__Supplied data__.
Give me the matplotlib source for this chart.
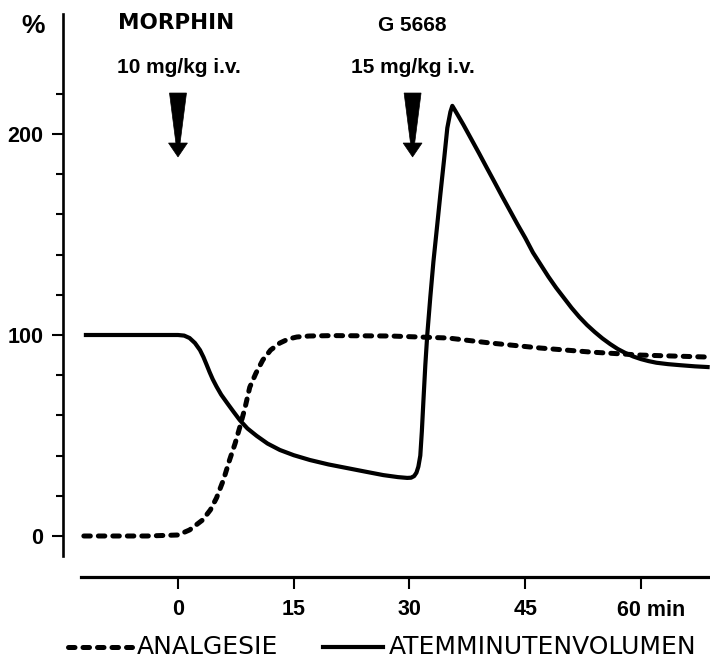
import matplotlib

matplotlib.use("Agg")
import matplotlib.pyplot as plt
import matplotlib.transforms as mtransforms
from matplotlib.lines import Line2D
from matplotlib.patches import Polygon

# time in minutes, values in % of baseline
atem_t = [-12.2, -4, 0, 0.8, 1.5, 2.2, 2.85, 3.3, 3.7, 4.1, 4.5, 5.0, 5.6,
          6.4, 7.2, 8.0, 9.0, 10.2, 11.6, 13.2, 15.0, 17.1, 19.5, 21.9,
          24.3, 26.6, 28.5, 29.7, 30.2, 30.6, 30.9, 31.15, 31.4, 31.6, 31.8,
          32.05, 32.3, 32.7, 33.1, 33.6, 34.0, 34.5, 34.9, 35.3, 35.55,
          35.8, 36.2, 37.0, 38.0, 39.0, 40.0, 41.0, 42.0, 43.0, 44.0, 45.0,
          46.0, 47.0, 48.0, 49.0, 50.0, 51.0, 52.0, 53.0, 54.0, 55.0, 56.0,
          57.0, 58.0, 59.0, 60.0, 61.0, 62.0, 63.5, 65.0, 67.0, 68.9]
atem_v = [100, 100, 100, 99.7, 98.5, 96, 92.5, 89, 85.3, 81.5, 78, 74.3, 70.3,
          66, 61.8, 57.7, 53.5, 49.8, 46, 42.8, 40.2, 37.8, 35.6, 33.8,
          32, 30.3, 29.3, 28.9, 29.0, 29.8, 31.5, 34.5, 40, 52, 67,
          85, 100, 119, 136.5, 155, 170, 188, 203, 211, 214,
          212.4, 209.8, 204.5, 197.5, 190.5, 183.3, 176.2, 169, 162, 155, 148.3,
          141, 135, 129, 123.5, 118.5, 113.5, 109, 105, 101.5, 98.3, 95.5,
          93, 91, 89.3, 88, 87, 86.2, 85.5, 85, 84.4, 84]

analg_t = [-12.2, -4, 0, 1.5, 3.2, 4.2, 5.0, 5.9, 6.7, 7.4, 8.0, 8.7, 9.3, 10.1,
           11.0, 12.0, 13.2, 14.3, 15.4, 17, 20, 27.5, 35, 40.5, 47, 53.5,
           60, 68.9]
analg_v = [0, 0, 0.5, 3, 8, 13, 19, 28, 38, 46, 54, 64, 74, 81,
           87.6, 92.5, 96, 98, 99, 99.5, 99.7, 99.5, 98.5, 96, 93.5, 91.5,
           90, 89]

dose_times = [0, 30.4]
dose_drugs = ["MORPHIN", "G 5668"]
dose_amounts = ["10 mg/kg i.v.", "15 mg/kg i.v."]

x_ticks = [0, 15, 30, 45, 60]
x_labels = ["0", "15", "30", "45", ""]
y_major = [0, 100, 200]
y_minor = [20, 40, 60, 80, 120, 140, 160, 180, 220]

W, H = 710, 661
fig = plt.figure(figsize=(W / 100, H / 100), dpi=100)
ax = fig.add_axes([63 / W, 1 - 577 / H, 647 / W, 563 / H])
ax.set_xlim(-14.9, 68.94)
ax.set_ylim(-20.4, 259.7)

num_font = dict(family="Liberation Sans", weight="bold", size=15.5)

for side in ["top", "right"]:
    ax.spines[side].set_visible(False)
ax.spines["left"].set_linewidth(1.9)
ax.spines["left"].set_bounds(-10, 259.7)
ax.spines["bottom"].set_linewidth(2.3)
ax.spines["bottom"].set_bounds(-12.6, 68.94)

ax.set_xticks(x_ticks)
ax.set_xticklabels(x_labels, fontdict=num_font)
ax.tick_params(axis="x", direction="out", length=8.5, width=1.5, pad=7)
ax.set_yticks(y_major)
ax.set_yticklabels([str(v) for v in y_major], fontdict=num_font)
ax.set_yticks(y_minor, minor=True)
ax.tick_params(axis="y", which="major", direction="out", length=8, width=1.5, pad=6)
ax.tick_params(axis="y", which="minor", direction="out", length=5, width=1.5)

ax.annotate("60 min", xy=(60, 0), xycoords=("data", "axes fraction"),
            xytext=(-17, -24), textcoords="offset points",
            ha="left", va="center", **num_font)

dash_style = dict(color="black", lw=3.6, dashes=(1.3, 1.6),
                  dash_capstyle="round")
ax.plot(analg_t, analg_v, **dash_style)
ax.plot(atem_t, atem_v, color="black", lw=3, solid_joinstyle="round",
        solid_capstyle="butt")

# injection arrows, shape in points relative to the tip
arrow_shape = [(-6.1, 46), (6.1, 46), (1.5, 10), (6.8, 10), (0, 0),
               (-6.8, 10), (-1.5, 10)]
for t, drug, dose in zip(dose_times, dose_drugs, dose_amounts):
    tr = (mtransforms.Affine2D().scale(fig.dpi / 72)
          + mtransforms.ScaledTranslation(t, 188.6, ax.transData))
    ax.add_patch(Polygon(arrow_shape, closed=True, facecolor="black",
                         edgecolor="black", lw=0.5, transform=tr,
                         clip_on=False))
    if drug == "MORPHIN":
        ax.text(t - 0.3, 255, drug, ha="center", va="center",
                family="DejaVu Sans", weight="bold", size=15.5)
    else:
        ax.text(t, 254, drug, ha="center", va="center",
                family="Liberation Sans", weight="bold", size=15)
    ax.text(t + 0.1, 233, dose, ha="center", va="center",
            family="Liberation Sans", weight="bold", size=15)

fig.text(33 / W, 1 - 26 / H, "%", ha="center", va="center",
         family="Liberation Sans", weight="bold", size=19)

# legend
leg_y = 1 - 647 / H
fig.add_artist(Line2D([68 / W, 132 / W], [leg_y, leg_y], **dash_style))
fig.text(137 / W, leg_y, "ANALGESIE", ha="left", va="center",
         family="DejaVu Sans", size=18)
fig.add_artist(Line2D([323 / W, 383 / W], [leg_y, leg_y], color="black", lw=3))
fig.text(389 / W, leg_y, "ATEMMINUTENVOLUMEN", ha="left", va="center",
         family="DejaVu Sans", size=18)

fig.savefig("out.png", dpi=100)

__Task description__. From the first line above down to the line with "from matplotlib.patches import Polygon", reproduce every line and no others, omitting pictures.

__Solved exercise__.
Give me the matplotlib source for this chart.
import matplotlib

matplotlib.use("Agg")
import matplotlib.pyplot as plt
import matplotlib.transforms as mtransforms
from matplotlib.lines import Line2D
from matplotlib.patches import Polygon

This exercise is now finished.